> The problem
Copy out each line of the material below that holds the string "drawn".

> Dataset section
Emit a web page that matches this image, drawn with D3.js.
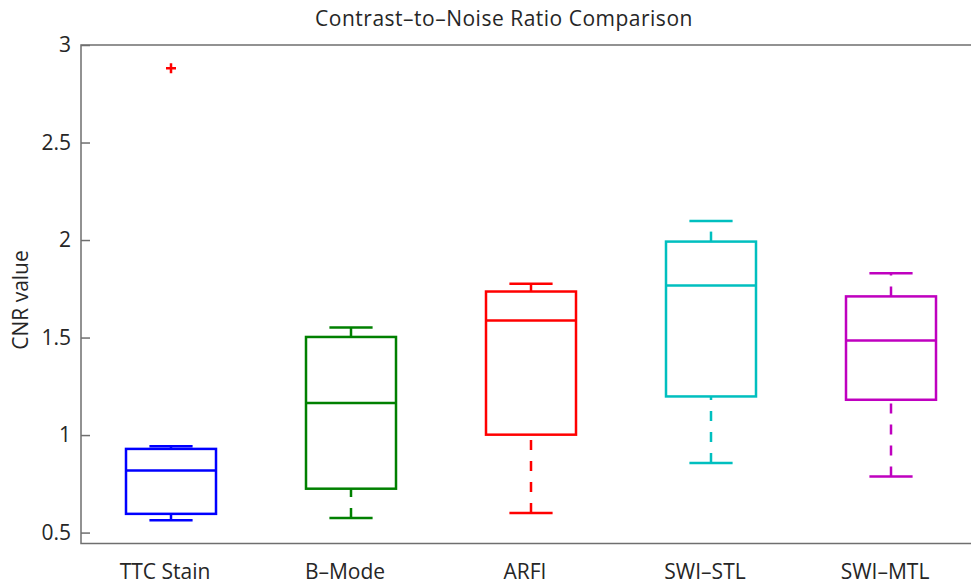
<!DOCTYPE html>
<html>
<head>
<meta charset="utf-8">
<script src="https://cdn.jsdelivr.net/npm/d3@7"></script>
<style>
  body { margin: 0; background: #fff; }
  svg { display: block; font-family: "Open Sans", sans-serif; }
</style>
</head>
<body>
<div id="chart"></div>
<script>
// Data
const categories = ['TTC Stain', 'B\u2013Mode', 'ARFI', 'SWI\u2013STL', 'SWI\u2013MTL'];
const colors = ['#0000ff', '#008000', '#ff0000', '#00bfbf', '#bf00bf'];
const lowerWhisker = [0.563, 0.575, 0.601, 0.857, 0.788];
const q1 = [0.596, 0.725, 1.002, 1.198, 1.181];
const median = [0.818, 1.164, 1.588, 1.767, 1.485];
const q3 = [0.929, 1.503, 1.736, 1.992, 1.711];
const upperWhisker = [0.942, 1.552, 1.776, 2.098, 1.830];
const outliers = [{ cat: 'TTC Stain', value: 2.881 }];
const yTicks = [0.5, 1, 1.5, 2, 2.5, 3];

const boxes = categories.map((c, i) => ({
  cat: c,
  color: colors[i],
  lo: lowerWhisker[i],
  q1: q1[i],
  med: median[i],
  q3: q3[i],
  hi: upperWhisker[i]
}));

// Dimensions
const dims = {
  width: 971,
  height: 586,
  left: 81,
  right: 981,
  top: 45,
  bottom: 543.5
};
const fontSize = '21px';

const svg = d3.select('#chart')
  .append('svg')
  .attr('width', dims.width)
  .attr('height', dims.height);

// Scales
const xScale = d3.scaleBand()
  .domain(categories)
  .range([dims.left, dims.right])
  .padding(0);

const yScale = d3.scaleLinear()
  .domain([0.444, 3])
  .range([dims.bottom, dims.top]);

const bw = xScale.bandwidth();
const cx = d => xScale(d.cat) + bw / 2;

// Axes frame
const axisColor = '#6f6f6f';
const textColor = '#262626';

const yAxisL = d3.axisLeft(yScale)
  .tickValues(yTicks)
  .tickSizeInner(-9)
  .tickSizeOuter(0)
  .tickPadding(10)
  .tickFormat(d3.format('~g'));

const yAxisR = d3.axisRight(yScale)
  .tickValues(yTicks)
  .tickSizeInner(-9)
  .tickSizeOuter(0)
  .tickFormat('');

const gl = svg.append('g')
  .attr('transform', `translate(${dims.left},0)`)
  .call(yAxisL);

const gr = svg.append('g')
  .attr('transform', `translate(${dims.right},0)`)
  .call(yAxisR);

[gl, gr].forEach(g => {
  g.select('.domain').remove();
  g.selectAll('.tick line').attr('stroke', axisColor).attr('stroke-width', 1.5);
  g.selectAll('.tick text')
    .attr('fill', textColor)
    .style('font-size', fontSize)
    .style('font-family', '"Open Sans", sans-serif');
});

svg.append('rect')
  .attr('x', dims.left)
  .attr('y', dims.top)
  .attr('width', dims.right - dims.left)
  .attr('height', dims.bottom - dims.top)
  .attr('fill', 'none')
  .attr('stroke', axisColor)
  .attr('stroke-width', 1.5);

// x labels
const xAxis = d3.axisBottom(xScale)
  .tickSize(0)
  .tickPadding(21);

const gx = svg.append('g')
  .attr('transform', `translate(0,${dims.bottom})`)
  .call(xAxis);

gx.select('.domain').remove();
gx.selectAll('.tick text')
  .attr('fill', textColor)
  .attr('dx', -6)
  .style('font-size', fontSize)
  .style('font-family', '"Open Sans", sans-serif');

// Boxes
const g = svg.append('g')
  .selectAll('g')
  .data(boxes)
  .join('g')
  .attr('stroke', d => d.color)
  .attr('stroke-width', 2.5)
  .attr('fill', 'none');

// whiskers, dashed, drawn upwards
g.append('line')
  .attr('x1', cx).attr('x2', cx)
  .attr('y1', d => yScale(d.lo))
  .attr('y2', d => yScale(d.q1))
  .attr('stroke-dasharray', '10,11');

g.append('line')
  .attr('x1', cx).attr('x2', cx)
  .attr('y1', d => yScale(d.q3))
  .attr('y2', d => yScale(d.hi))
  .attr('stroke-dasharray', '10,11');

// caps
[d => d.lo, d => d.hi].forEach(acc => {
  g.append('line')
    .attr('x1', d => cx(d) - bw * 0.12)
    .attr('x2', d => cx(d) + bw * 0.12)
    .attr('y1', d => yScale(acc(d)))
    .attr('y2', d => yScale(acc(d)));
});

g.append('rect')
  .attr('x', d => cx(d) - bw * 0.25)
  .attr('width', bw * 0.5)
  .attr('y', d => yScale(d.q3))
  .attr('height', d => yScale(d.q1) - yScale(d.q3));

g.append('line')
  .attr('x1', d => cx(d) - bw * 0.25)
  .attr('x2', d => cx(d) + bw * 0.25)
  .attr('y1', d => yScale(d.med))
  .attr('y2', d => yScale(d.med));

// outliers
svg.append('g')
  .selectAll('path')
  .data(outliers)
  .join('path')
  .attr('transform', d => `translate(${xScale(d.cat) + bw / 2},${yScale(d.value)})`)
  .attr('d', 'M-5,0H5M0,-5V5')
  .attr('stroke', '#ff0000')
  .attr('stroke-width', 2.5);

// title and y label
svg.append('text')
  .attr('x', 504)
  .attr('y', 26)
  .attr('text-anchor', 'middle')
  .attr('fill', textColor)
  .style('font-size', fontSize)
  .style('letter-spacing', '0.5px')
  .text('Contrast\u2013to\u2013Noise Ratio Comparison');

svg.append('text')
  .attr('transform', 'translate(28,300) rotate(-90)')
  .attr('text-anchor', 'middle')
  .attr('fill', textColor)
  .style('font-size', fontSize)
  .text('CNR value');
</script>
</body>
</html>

> Solution to the exercise
Emit a web page that matches this image, drawn with D3.js.
// whiskers, dashed, drawn upwards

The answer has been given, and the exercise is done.